La saga Indiana Jones s’est construite autour de quelques grands mythes de notre civilisation, souvent des mythes religieux d’ailleurs. Les Aventuriers de l’Arche perdue est ainsi construit autour d’un récit de la Bible : l’arche en question contiendrait les fragments des tablettes sur lesquelles Dieu avait gravé les Dix commandements offerts à Moïse. Indiana Jones et la Dernière Croisade se bâtit quant à lui autour du plus grand mythe de notre civilisation peut-être : le Saint-Graal. Indy et son père partent à la recherche de la fameuse coupe qui aurait recueilli les dernières gouttes du sang du Christ et qui permettrait d’obtenir la vie éternelle, rien que cela. Indiana Jones et le Royaume du Crâne de Cristal quitte la religion catholique, mais reste dans les mythes fondateurs avec cette fois l’Eldorado. Seul Indiana Jones et le Temple Maudit s’éloigne de cette tendance : faisant à nouveau bande à part, il reste plus terre-à-terre avec une secte indienne. Dans tous les cas, l’archéologue est toujours présenté comme un scientifique qui ne croit pas à toutes ces histoires pour enfants, comme il les appelle. Indiana Jones est un sceptique, mais les films ne le sont en aucun cas : le scénario ménage toujours une large place au fantastique et crédibilise les histoires, qu’il s’agisse de l’arche, du Saint-Graal qui tire d’entre les morts un personnage mourant ou même de l’Eldorado revisité à la sauce Alien.

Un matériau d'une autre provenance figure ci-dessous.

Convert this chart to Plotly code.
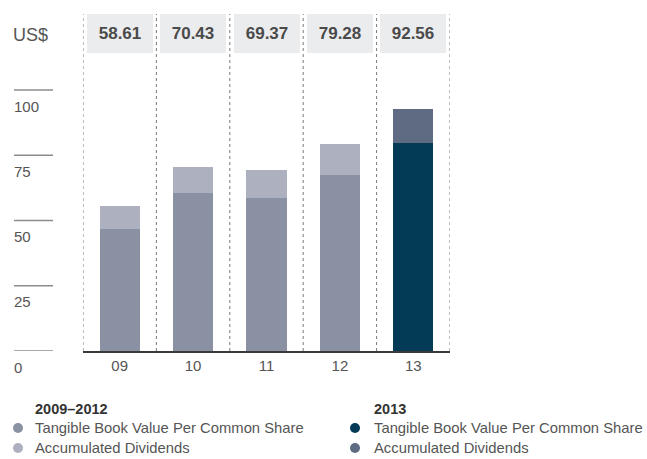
import plotly.graph_objects as go

# ---- data ----
years = ["09", "10", "11", "12", "13"]
tangible_book_value = [46.7, 60.5, 58.6, 67.4, 79.7]
accumulated_dividends = [8.8, 9.93, 10.77, 11.88, 12.86]
total_labels = ["58.61", "70.43", "69.37", "79.28", "92.56"]
y_ticks = [0, 25, 50, 75, 100]
unit_label = "US$"
legend_groups = ["2009–2012", "2013"]
legend_items = ["Tangible Book Value Per Common Share", "Accumulated Dividends"]

# ---- style ----
FONT = "Liberation Sans, Arial, Helvetica, sans-serif"
TXT = "#555555"
GREY_TBV = "#8a91a3"
GREY_DIV = "#adb0bf"
NAVY_TBV = "#033a56"
NAVY_DIV = "#5f6b83"
BOX_BG = "#ebecee"

W, H = 647, 459
L, R, T, B = 83, 197, 14, 108
PW, PH = W - L - R, H - T - B


def px(x):
    return (x - L) / PW


def py(y):
    return (H - B - y) / PH


tbv_colors = [GREY_TBV] * 4 + [NAVY_TBV]
div_colors = [GREY_DIV] * 4 + [NAVY_DIV]

fig = go.Figure()
fig.add_trace(go.Bar(x=years, y=tangible_book_value, marker=dict(color=tbv_colors, line=dict(width=0)),
                     width=0.55, name=legend_items[0], showlegend=False, hoverinfo="x+y"))
fig.add_trace(go.Bar(x=years, y=accumulated_dividends, marker=dict(color=div_colors, line=dict(width=0)),
                     width=0.55, name=legend_items[1], showlegend=False, hoverinfo="x+y"))

shapes = []
annotations = []

# dotted separators
for i in range(len(years) + 1):
    shapes.append(dict(type="line", xref="x", yref="paper", x0=i - 0.5, x1=i - 0.5, y0=0, y1=1,
                       line=dict(color="#7a7a7a", width=1, dash="dot"), layer="below"))

# y ticks (drawn as short lines on the left with labels beneath)
for v in y_ticks:
    shapes.append(dict(type="line", xref="paper", yref="y", x0=px(14), x1=px(53), y0=v, y1=v,
                       line=dict(color="#8c8c8c", width=1.5)))
    annotations.append(dict(xref="paper", yref="y", x=px(12), y=v, yshift=-16, xanchor="left",
                            yanchor="middle", text=str(v), showarrow=False,
                            font=dict(family=FONT, size=15, color=TXT)))

# unit label
annotations.append(dict(xref="paper", yref="paper", x=px(11), y=py(35), xanchor="left", yanchor="middle",
                        text=unit_label, showarrow=False, font=dict(family=FONT, size=18, color=TXT)))

# value boxes
for i, lab in enumerate(total_labels):
    annotations.append(dict(xref="x", yref="paper", x=i, y=1, xanchor="center", yanchor="top",
                            text="<b>%s</b>" % lab, showarrow=False, bgcolor=BOX_BG,
                            width=66, height=39, borderpad=0, borderwidth=0,
                            font=dict(family=FONT, size=17, color="#4a4a4a")))

# custom legend
cols = [(33, 18, 33, [GREY_TBV, GREY_DIV]), (372, 355, 372, [NAVY_TBV, NAVY_DIV])]
for grp, (hx, cx, tx, colors) in zip(legend_groups, cols):
    annotations.append(dict(xref="paper", yref="paper", x=px(hx), y=py(409), xanchor="left",
                            yanchor="middle", text="<b>%s</b>" % grp, showarrow=False,
                            font=dict(family=FONT, size=14.5, color="#333333")))
    for j, (item, c) in enumerate(zip(legend_items, colors)):
        yy = 428 + 20 * j
        shapes.append(dict(type="circle", xref="paper", yref="paper",
                           x0=px(cx - 5), x1=px(cx + 5), y0=py(yy + 5), y1=py(yy - 5),
                           fillcolor=c, line=dict(width=0)))
        annotations.append(dict(xref="paper", yref="paper", x=px(tx), y=py(yy), xanchor="left",
                                yanchor="middle", text=item, showarrow=False,
                                font=dict(family=FONT, size=14.8, color=TXT)))

fig.update_layout(
    width=W, height=H,
    margin=dict(l=L, r=R, t=T, b=B, pad=0),
    barmode="stack",
    bargap=0.45,
    plot_bgcolor="white", paper_bgcolor="white",
    font=dict(family=FONT, color=TXT),
    shapes=shapes, annotations=annotations,
    xaxis=dict(type="category", range=[-0.5, len(years) - 0.5], showline=True, linecolor="#3a3a3a",
               linewidth=1.5, ticks="", showgrid=False, zeroline=False,
               tickfont=dict(family=FONT, size=15, color=TXT)),
    yaxis=dict(range=[0, PH / 2.61], visible=False, showgrid=False, zeroline=False),
    showlegend=False,
)

fig.write_html("out.html", config={"displayModeBar": False},
               post_script="document.body.style.margin='0';")
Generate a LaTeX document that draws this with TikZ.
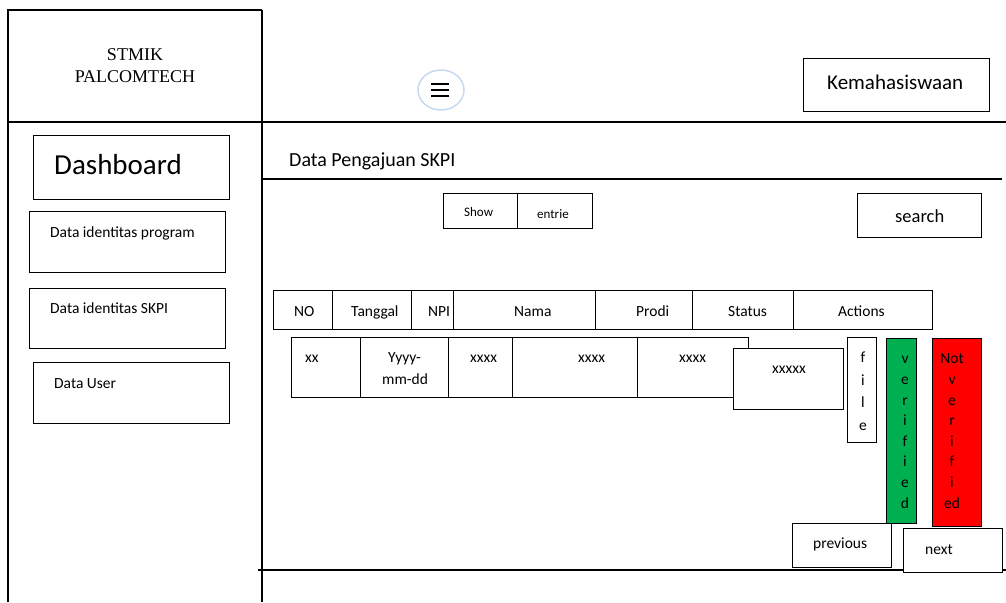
\documentclass[tikz,border=0pt]{standalone}
\usepackage{fontspec}
\setmainfont{Carlito}
\newfontfamily\titleserif{Liberation Serif}
\usetikzlibrary{shapes.geometric, positioning}
\definecolor{okgreen}{HTML}{00B050}
\definecolor{nored}{HTML}{FF0000}
\definecolor{menublue}{HTML}{C6D9F1}

\begin{document}
\begin{tikzpicture}[x=1pt, y=-1pt,
    box/.style={draw, line width=1.4pt, fill=white, inner sep=0pt, anchor=north west},
    txt/.style={inner sep=0pt, anchor=base west, font=\fontsize{15.5}{19}\selectfont},
    stack/.style={inner sep=0pt, anchor=base, align=center, font=\fontsize{15.5}{20.6}\selectfont},
    frameline/.style={line width=1.6pt}]
\useasboundingbox (0,0) rectangle (1006,602);

% frame of the page
\draw[frameline] (8,602) -- (8,10) -- (262,10);
\draw[frameline] (262,10) -- (262,602);
\draw[frameline] (8,122) -- (1006,122);
\draw[frameline] (262,179) -- (1002,179);
\draw[frameline] (258,570) -- (1006,570);

% header
\node[inner sep=0pt, align=center, font=\titleserif\fontsize{18}{22}\selectfont] (logo) at (135,66) {STMIK\\PALCOMTECH};
\node[ellipse, draw=menublue, line width=1.5pt, minimum width=46, minimum height=40, inner sep=0pt] (menu) at (441,90) {};
\draw[line width=1.6pt] (431,84) -- (449,84);
\draw[line width=1.6pt] (431,90) -- (449,90);
\draw[line width=1.6pt] (431,96) -- (449,96);
\node[box, minimum width=186, minimum height=53] (kema) at (803,58) {};
\node[txt, font=\fontsize{21}{25}\selectfont] (kematxt) at (827,89) {Kemahasiswaan};

% side menu
\node[box, minimum width=196, minimum height=64] (dash) at (33,135) {};
\node[txt, font=\fontsize{29}{35}\selectfont] (dashtxt) at (54,174) {Dashboard};
\node[box, minimum width=196, minimum height=61] (prog) at (29,211) {};
\node[txt] (progtxt) at (50,237) {Data identitas program};
\node[box, minimum width=196, minimum height=60] (skpi) at (29,288) {};
\node[txt] (skpitxt) at (50,313) {Data identitas SKPI};
\node[box, minimum width=196, minimum height=61] (user) at (33,362) {};
\node[txt] (usertxt) at (54,388) {Data User};

% content
\node[txt, font=\fontsize{20}{24}\selectfont] (title) at (289,166) {Data Pengajuan SKPI};
\node[box, minimum width=74, minimum height=35] (show) at (443,193) {};
\node[box, minimum width=75, minimum height=35] (entrie) at (517,193) {};
\node[txt, font=\fontsize{13}{16}\selectfont] (showtxt) at (464,216) {Show};
\node[txt, font=\fontsize{13}{16}\selectfont] (entrietxt) at (537,218) {entrie};
\node[box, minimum width=124, minimum height=44] (search) at (857,193) {};
\node[txt, font=\fontsize{18.5}{22}\selectfont] (searchtxt) at (895,222) {search};

% table head
\node[box, minimum width=59, minimum height=39] (hno) at (273,290) {};
\node[box, minimum width=79, minimum height=39] (htgl) at (332,290) {};
\node[box, minimum width=42, minimum height=39] (hnpi) at (411,290) {};
\node[txt] (hnpitxt) at (428,316) {NPI};
\node[box, minimum width=142, minimum height=39] (hnama) at (453,290) {};
\node[box, minimum width=97, minimum height=39] (hprodi) at (595,290) {};
\node[box, minimum width=101, minimum height=39] (hstatus) at (692,290) {};
\node[box, minimum width=139, minimum height=39] (hact) at (793,290) {};
\node[txt] (hnotxt) at (294,316) {NO};
\node[txt] (htgltxt) at (351,316) {Tanggal};
\node[txt] (hnamatxt) at (514,316) {Nama};
\node[txt] (hproditxt) at (636,316) {Prodi};
\node[txt] (hstatustxt) at (728,316) {Status};
\node[txt] (hacttxt) at (838,316) {Actions};

% table row
\node[box, minimum width=69, minimum height=60] (rno) at (291,337) {};
\node[box, minimum width=88, minimum height=60] (rtgl) at (360,337) {};
\node[box, minimum width=64, minimum height=60] (rnpi) at (448,337) {};
\node[box, minimum width=125, minimum height=60] (rnama) at (512,337) {};
\node[box, minimum width=111, minimum height=60] (rprodi) at (637,337) {};
\node[txt] (rnotxt) at (305,362) {xx};
\node[txt] (rtgltxt) at (388,362) {Yyyy-};
\node[txt] (rtgltxt2) at (382,384) {mm-dd};
\node[txt] (rnpitxt) at (470,362) {xxxx};
\node[txt] (rnamatxt) at (578,362) {xxxx};
\node[txt] (rproditxt) at (679,362) {xxxx};
\node[box, minimum width=110, minimum height=61] (rstatus) at (733,348) {};
\node[txt] (rstatustxt) at (772,373) {xxxxx};

% actions
\node[box, minimum width=29, minimum height=105] (file) at (847,337) {};
\node[stack, font=\fontsize{15.5}{22.4}\selectfont] (filetxt) at (863,430) {f\\i\\l\\e};
\node[box, fill=okgreen, minimum width=30, minimum height=185] (verif) at (886,338) {};
\node[stack] (veriftxt) at (905,508) {v\\e\\r\\i\\f\\i\\e\\d};
\node[box, fill=nored, minimum width=49, minimum height=188] (notverif) at (932,338) {};
\node[stack] (notveriftxt) at (952,508) {Not\\v\\e\\r\\i\\f\\i\\ed};

% paging
\node[box, minimum width=99, minimum height=44] (prev) at (792,523) {};
\node[txt] (prevtxt) at (813,548) {previous};
\node[box, minimum width=99, minimum height=44] (next) at (903,528) {};
\node[txt] (nexttxt) at (925,554) {next};
\end{tikzpicture}
\end{document}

Indiana Jones est associé pour toujours à sa musique. Un thème musical qui compose une bande-son parmi les plus connues de l’histoire du cinéma, au même niveau que la musique de Star Wars. Il faut dire que c’est à nouveau John Williams qui s’y colle et le résultat est, sans surprise, exceptionnel. Une mélodie reconnaissable entre toutes, un air que l’on fredonne sans y prendre garde, une musique associée pour toujours à la saga, au personnage et à l’idée d’aventure même, comme l’air de Dark Vador est associé aux personnages de méchant au-delà de la saga créée par George Lucas.
Le succès d’Indiana Jones n’est pas usurpé : la saga imaginée par George Lucas et portée à l’écran par Steven Spielberg fonctionne parfaitement. Ces blockbusters familiaux sont de parfaits films d’aventures, avec un héros charismatique et des histoires pleines de danger, mais qui finissent bien. La saga a connu des hauts, Les Aventuriers de l’Arche perdue et Indiana Jones et la Dernière Croisade et des bas, Indiana Jones et le Royaume du Crâne de Cristal et dans une moindre mesure Indiana Jones et le Temple Maudit, mais elle est incontestablement l’une des plus grandes sagas au cinéma de ces dernières années. Le dernier film n’est néanmoins pas très bon et on peut craindre le pire pour le suivant, programmé pour l’année prochaine. Toujours est-il que cela n’enlève rien à la réussite de la trilogie initiale, à voir et à revoir en famille.